When deciding whether something is voluntary, normal people just focus on the moment in which danger occurs. An airplane passenger is an example. If you’re on a plane, you can’t move, so the situation feels “involuntary”.
But the author points out that people choose to go on airplanes. Almost everything is at least partly voluntary (the second sentence of the second paragrap).
The third paragraph says that if we don’t like an activity, we’ll label it “voluntary” in order to avoid paying for safety improvements. Yet we’ll pay to improve the safety of voluntary activities if we like those activities. So we’re supportive of protecting firefighters but not skydivers, even though both activities are voluntary.
Exception To The “Most Lives Saved” Rule
The final paragraph is a bit cryptic. It says that we should listen to experts and save as many lives as we can – that part is clear.
But what does the second half mean? Departures from the principle should be based on “specific considerations for which voluntariness serves as a proxy”. What?
I’ll illustrate with an example. Why do people actually think fireman deserve to be safe? It’s because firemen risk their lives to protect us. Skydivers don’t protect anyone. Further, people who don’t like skydivers think that they risk their lives foolishly.
This distinction causes regular people to say that firefighters deserve support, but sky diving is voluntary.
So the final paragraph suggests that we can make an exception to save firefighters, even if it would be more cost effective to save sky divers. But the exception should be made because fire fighters protect us, not because of voluntariness. “They protect us” is the thing that voluntariness is serving as a “proxy” for, so that’s what we should use to justify exceptions.

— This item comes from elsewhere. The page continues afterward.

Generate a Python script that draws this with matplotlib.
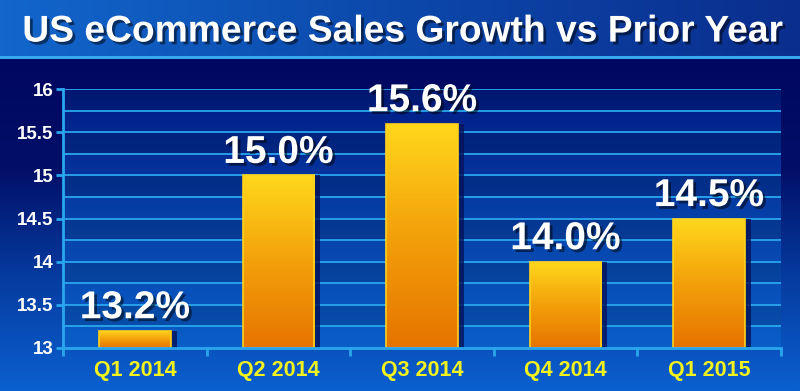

So the author doesn’t think that laypeople are completely wrong. Sometimes their intuitions are valuable. But we should focus on the reasons that make people label something “voluntary”. Voluntariness itself is not a useful concept (last sentence of the fourth paragraph).
How To Approach Difficult Reading Comprehension Passages
Most of the wrong answers for these questions are nonsense. When a passage is difficult, the LSAC intentionally writes nonsensical, confusing answers. They assume that you were hallucinating when reading the passage, because most of the wrong answers have nothing to do with anything. There are a few ways to fix this:
- Reread the passage until you’re clear on what it says.
- Treat the answers as your enemy; assume they’re lying.
- Read all the answers before spending too much time thinking about them. This helps on questions where the right answer is D or E, and is obvious once you reach it.
- Try to figure out what an answer actually refers to.
- Justify the answers using actual lines and ideas from the passage. Don’t just use your gut.
The most important thing you should know about this passage is that voluntariness is not useful. It’s a sideshow. See last two sentences of the first paragraph and last sentence of the fourth paragraph. We should not be using voluntariness for anything.